Data
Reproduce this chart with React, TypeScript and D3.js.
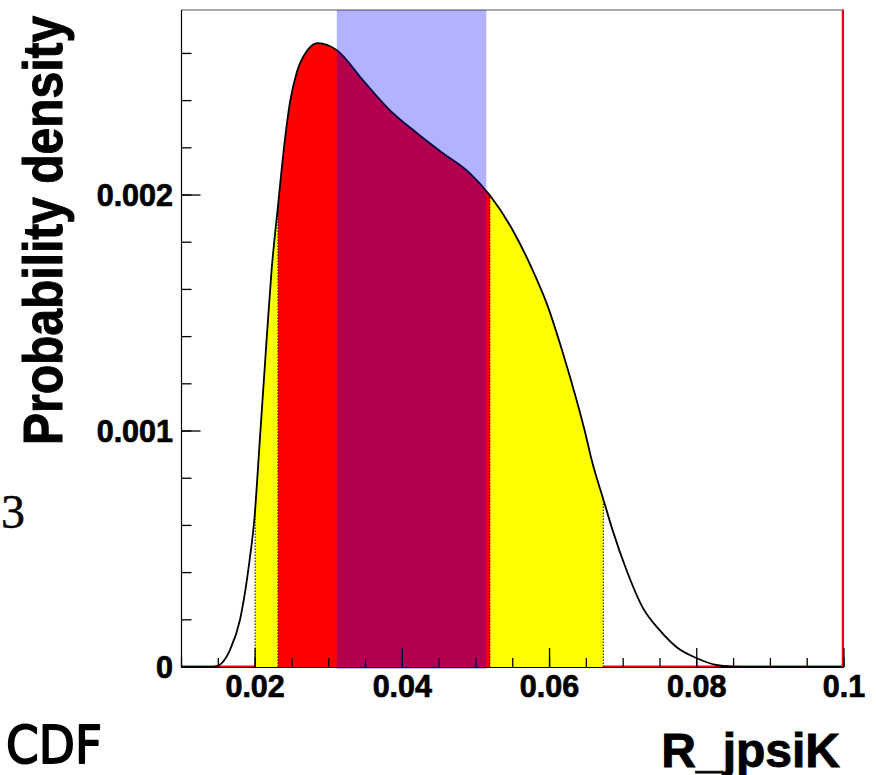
import React from "react";
import * as d3 from "d3";

const curveX = [0.01, 0.01387, 0.01482, 0.01658, 0.01794, 0.01929, 0.01989, 0.02064, 0.02156, 0.02224, 0.02305, 0.02404, 0.02472, 0.02567, 0.02703, 0.02852, 0.0311, 0.03463, 0.03829, 0.04196, 0.04548, 0.04915, 0.05186, 0.05498, 0.0577, 0.0596, 0.06177, 0.06367, 0.06475, 0.06583, 0.06733, 0.06855, 0.07045, 0.07262, 0.07493, 0.07723, 0.07995, 0.08266, 0.08483, 0.0885, 0.1];
const curveY = [0, 0, 0.004, 0.072, 0.199, 0.462, 0.623, 0.962, 1.386, 1.682, 1.936, 2.233, 2.39, 2.521, 2.61, 2.644, 2.614, 2.487, 2.36, 2.263, 2.178, 2.093, 2.0, 1.852, 1.682, 1.542, 1.335, 1.131, 1.004, 0.864, 0.708, 0.581, 0.411, 0.254, 0.157, 0.085, 0.038, 0.0085, 0.002, 0, 0].map((v) => v * 1e-3);

const yellowRange = [0.02, 0.0673];
const redRange = [0.0231, 0.0519];
const blueRange = [0.0311, 0.0514];

const xMajor = [0.02, 0.04, 0.06, 0.08, 0.1];
const xLabels = ["0.02", "0.04", "0.06", "0.08", "0.1"];
const xMinor = d3.range(2, 21).map((i) => i * 0.005);
const yMajor = [0, 0.001, 0.002];
const yLabels = ["0", "0.001", "0.002"];
const yMinor = d3.range(0, 14).map((i) => i * 0.0002);

const W = 876;
const H = 775;
const L = 181.5, R = 844, T = 10, B = 667;

export default function App() {
  const x = d3.scaleLinear().domain([0.01, 0.1]).range([L, R]);
  const y = d3.scaleLinear().domain([0, 0.002784]).range([B, T]);
  const pts: [number, number][] = curveX.map((v, i) => [v, curveY[i]]);
  const area = d3.area<[number, number]>().x((d) => x(d[0])).y0(B).y1((d) => y(d[1])).curve(d3.curveMonotoneX);
  const line = d3.line<[number, number]>().x((d) => x(d[0])).y((d) => y(d[1])).curve(d3.curveMonotoneX);
  const areaD = area(pts) || "";
  const lineD = line(pts) || "";
  const font = "'Liberation Sans', Arial, Helvetica, sans-serif";
  const boundaries = [
    { v: yellowRange[0], c: "#000" },
    { v: redRange[0], c: "#000" },
    { v: redRange[1], c: "#600" },
    { v: yellowRange[1], c: "#000" },
  ];
  return (
    <svg width={W} height={H} style={{ position: "absolute", left: 0, top: 0, background: "#fff" }}>
      <defs>
        <clipPath id="clipY">
          <rect x={x(yellowRange[0])} y={0} width={x(yellowRange[1]) - x(yellowRange[0])} height={H} />
        </clipPath>
        <clipPath id="clipR">
          <rect x={x(redRange[0])} y={0} width={x(redRange[1]) - x(redRange[0])} height={H} />
        </clipPath>
        <clipPath id="clipA">
          <path d={areaD} />
        </clipPath>
      </defs>
      <rect x={0} y={0} width={W} height={H} fill="#fff" />
      {/* red baseline */}
      <line x1={L} x2={R} y1={B - 0.8} y2={B - 0.8} stroke="#ff0000" strokeWidth={1.6} />
      <path d={areaD} fill="#ffff00" clipPath="url(#clipY)" />
      <path d={areaD} fill="#ff0000" clipPath="url(#clipR)" />
      <g clipPath="url(#clipA)">
        {boundaries.map((b, i) => (
          <line key={i} x1={x(b.v)} x2={x(b.v)} y1={B} y2={T} stroke={b.c} strokeWidth={1} strokeDasharray="1.5,1.5" />
        ))}
      </g>
      <path d={lineD} fill="none" stroke="#000" strokeWidth={1.8} />
      {/* frame */}
      <line x1={L} x2={R} y1={T} y2={T} stroke="#555" strokeWidth={1} />
      <line x1={L} x2={L} y1={T} y2={B + 0.5} stroke="#000" strokeWidth={1.2} />
      <line x1={L} x2={R} y1={B + 0.5} y2={B + 0.5} stroke="#000" strokeWidth={1.2} />
      <line x1={R - 0.5} x2={R - 0.5} y1={T} y2={B + 0.5} stroke="#444" strokeWidth={1} />
      <line x1={R - 1.5} x2={R - 1.5} y1={T} y2={B} stroke="#ff0000" strokeWidth={1.5} />
      {/* x ticks */}
      {xMinor.map((v, i) => (
        <line key={"xm" + i} x1={x(v)} x2={x(v)} y1={B} y2={B - 9} stroke="#000" strokeWidth={1.3} />
      ))}
      {xMajor.map((v, i) => (
        <line key={"xM" + i} x1={x(v)} x2={x(v)} y1={B} y2={B - 19} stroke="#000" strokeWidth={1.3} />
      ))}
      {/* y ticks */}
      {yMinor.map((v, i) => (
        <line key={"ym" + i} x1={L} x2={L + 10} y1={y(v)} y2={y(v)} stroke="#000" strokeWidth={1.3} />
      ))}
      {yMajor.map((v, i) => (
        <line key={"yM" + i} x1={L} x2={L + 19} y1={y(v)} y2={y(v)} stroke="#000" strokeWidth={1.3} />
      ))}
      {/* blue band on top */}
      <rect x={x(blueRange[0])} y={T} width={x(blueRange[1]) - x(blueRange[0])} height={B + 2 - T} fill="rgba(0,0,255,0.3)" />
      {/* tick labels */}
      {xMajor.map((v, i) => (
        <text key={"xl" + i} x={x(v)} y={697} textAnchor="middle" fontFamily={font} fontWeight="bold" fontSize={30.5} stroke="#000" strokeWidth={0.7} fill="#000">
          {xLabels[i]}
        </text>
      ))}
      {yMajor.map((v, i) => (
        <text key={"yl" + i} x={173} y={y(v) + 10.5} textAnchor="end" fontFamily={font} fontWeight="bold" fontSize={30.5} stroke="#000" strokeWidth={0.7} fill="#000">
          {yLabels[i]}
        </text>
      ))}
      <text transform="translate(62,445) rotate(-90) scale(1,1.145)" fontFamily={font} fontWeight="bold" fontSize={48} stroke="#000" strokeWidth={0.9} fill="#000">
        Probability density
      </text>
      <text x={840} y={767} textAnchor="end" fontFamily={font} fontWeight="bold" fontSize={48} stroke="#000" strokeWidth={0.9} fill="#000">
        R_jpsiK
      </text>
      <text x={6} y={763} fontFamily="'Comic Sans MS', 'DejaVu Sans', sans-serif" fontSize={52} textLength={96} lengthAdjust="spacingAndGlyphs" stroke="#000" strokeWidth={1.8} strokeLinejoin="round" fill="#000">
        CDF
      </text>
      <text x={1} y={528} fontFamily="'Liberation Serif', 'DejaVu Serif', serif" fontSize={48} stroke="#000" strokeWidth={0.4} fill="#000">
        3
      </text>
    </svg>
  );
}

Aim of the exercise
Repeat the data above exactly, but not the pictures.

Reply
Reproduce this chart with React, TypeScript and D3.js.
import React from "react";
import * as d3 from "d3";

const curveX = [0.01, 0.01387, 0.01482, 0.01658, 0.01794, 0.01929, 0.01989, 0.02064, 0.02156, 0.02224, 0.02305, 0.02404, 0.02472, 0.02567, 0.02703, 0.02852, 0.0311, 0.03463, 0.03829, 0.04196, 0.04548, 0.04915, 0.05186, 0.05498, 0.0577, 0.0596, 0.06177, 0.06367, 0.06475, 0.06583, 0.06733, 0.06855, 0.07045, 0.07262, 0.07493, 0.07723, 0.07995, 0.08266, 0.08483, 0.0885, 0.1];
const curveY = [0, 0, 0.004, 0.072, 0.199, 0.462, 0.623, 0.962, 1.386, 1.682, 1.936, 2.233, 2.39, 2.521, 2.61, 2.644, 2.614, 2.487, 2.36, 2.263, 2.178, 2.093, 2.0, 1.852, 1.682, 1.542, 1.335, 1.131, 1.004, 0.864, 0.708, 0.581, 0.411, 0.254, 0.157, 0.085, 0.038, 0.0085, 0.002, 0, 0].map((v) => v * 1e-3);

const yellowRange = [0.02, 0.0673];
const redRange = [0.0231, 0.0519];
const blueRange = [0.0311, 0.0514];

const xMajor = [0.02, 0.04, 0.06, 0.08, 0.1];
const xLabels = ["0.02", "0.04", "0.06", "0.08", "0.1"];
const xMinor = d3.range(2, 21).map((i) => i * 0.005);
const yMajor = [0, 0.001, 0.002];
const yLabels = ["0", "0.001", "0.002"];
const yMinor = d3.range(0, 14).map((i) => i * 0.0002);

const W = 876;
const H = 775;
const L = 181.5, R = 844, T = 10, B = 667;

export default function App() {
  const x = d3.scaleLinear().domain([0.01, 0.1]).range([L, R]);
  const y = d3.scaleLinear().domain([0, 0.002784]).range([B, T]);
  const pts: [number, number][] = curveX.map((v, i) => [v, curveY[i]]);
  const area = d3.area<[number, number]>().x((d) => x(d[0])).y0(B).y1((d) => y(d[1])).curve(d3.curveMonotoneX);
  const line = d3.line<[number, number]>().x((d) => x(d[0])).y((d) => y(d[1])).curve(d3.curveMonotoneX);
  const areaD = area(pts) || "";
  const lineD = line(pts) || "";
  const font = "'Liberation Sans', Arial, Helvetica, sans-serif";
  const boundaries = [
    { v: yellowRange[0], c: "#000" },
    { v: redRange[0], c: "#000" },
    { v: redRange[1], c: "#600" },
    { v: yellowRange[1], c: "#000" },
  ];
  return (
    <svg width={W} height={H} style={{ position: "absolute", left: 0, top: 0, background: "#fff" }}>
      <defs>
        <clipPath id="clipY">
          <rect x={x(yellowRange[0])} y={0} width={x(yellowRange[1]) - x(yellowRange[0])} height={H} />
        </clipPath>
        <clipPath id="clipR">
          <rect x={x(redRange[0])} y={0} width={x(redRange[1]) - x(redRange[0])} height={H} />
        </clipPath>
        <clipPath id="clipA">
          <path d={areaD} />
        </clipPath>
      </defs>
      <rect x={0} y={0} width={W} height={H} fill="#fff" />
      {/* red baseline */}
      <line x1={L} x2={R} y1={B - 0.8} y2={B - 0.8} stroke="#ff0000" strokeWidth={1.6} />
      <path d={areaD} fill="#ffff00" clipPath="url(#clipY)" />
      <path d={areaD} fill="#ff0000" clipPath="url(#clipR)" />
      <g clipPath="url(#clipA)">
        {boundaries.map((b, i) => (
          <line key={i} x1={x(b.v)} x2={x(b.v)} y1={B} y2={T} stroke={b.c} strokeWidth={1} strokeDasharray="1.5,1.5" />
        ))}
      </g>
      <path d={lineD} fill="none" stroke="#000" strokeWidth={1.8} />
      {/* frame */}
      <line x1={L} x2={R} y1={T} y2={T} stroke="#555" strokeWidth={1} />
      <line x1={L} x2={L} y1={T} y2={B + 0.5} stroke="#000" strokeWidth={1.2} />
      <line x1={L} x2={R} y1={B + 0.5} y2={B + 0.5} stroke="#000" strokeWidth={1.2} />
      <line x1={R - 0.5} x2={R - 0.5} y1={T} y2={B + 0.5} stroke="#444" strokeWidth={1} />
      <line x1={R - 1.5} x2={R - 1.5} y1={T} y2={B} stroke="#ff0000" strokeWidth={1.5} />
      {/* x ticks */}
      {xMinor.map((v, i) => (
        <line key={"xm" + i} x1={x(v)} x2={x(v)} y1={B} y2={B - 9} stroke="#000" strokeWidth={1.3} />
      ))}
      {xMajor.map((v, i) => (
        <line key={"xM" + i} x1={x(v)} x2={x(v)} y1={B} y2={B - 19} stroke="#000" strokeWidth={1.3} />
      ))}
      {/* y ticks */}
      {yMinor.map((v, i) => (
        <line key={"ym" + i} x1={L} x2={L + 10} y1={y(v)} y2={y(v)} stroke="#000" strokeWidth={1.3} />
      ))}
      {yMajor.map((v, i) => (
        <line key={"yM" + i} x1={L} x2={L + 19} y1={y(v)} y2={y(v)} stroke="#000" strokeWidth={1.3} />
      ))}
      {/* blue band on top */}
      <rect x={x(blueRange[0])} y={T} width={x(blueRange[1]) - x(blueRange[0])} height={B + 2 - T} fill="rgba(0,0,255,0.3)" />
      {/* tick labels */}
      {xMajor.map((v, i) => (
        <text key={"xl" + i} x={x(v)} y={697} textAnchor="middle" fontFamily={font} fontWeight="bold" fontSize={30.5} stroke="#000" strokeWidth={0.7} fill="#000">
          {xLabels[i]}
        </text>
      ))}
      {yMajor.map((v, i) => (
        <text key={"yl" + i} x={173} y={y(v) + 10.5} textAnchor="end" fontFamily={font} fontWeight="bold" fontSize={30.5} stroke="#000" strokeWidth={0.7} fill="#000">
          {yLabels[i]}
        </text>
      ))}
      <text transform="translate(62,445) rotate(-90) scale(1,1.145)" fontFamily={font} fontWeight="bold" fontSize={48} stroke="#000" strokeWidth={0.9} fill="#000">
        Probability density
      </text>
      <text x={840} y={767} textAnchor="end" fontFamily={font} fontWeight="bold" fontSize={48} stroke="#000" strokeWidth={0.9} fill="#000">
        R_jpsiK
      </text>
      <text x={6} y={763} fontFamily="'Comic Sans MS', 'DejaVu Sans', sans-serif" fontSize={52} textLength={96} lengthAdjust="spacingAndGlyphs" stroke="#000" strokeWidth={1.8} strokeLinejoin="round" fill="#000">
        CDF
      </text>
      <text x={1} y={528} fontFamily="'Liberation Serif', 'DejaVu Serif', serif" fontSize={48} stroke="#000" strokeWidth={0.4} fill="#000">
        3
      </text>
    </svg>
  );
}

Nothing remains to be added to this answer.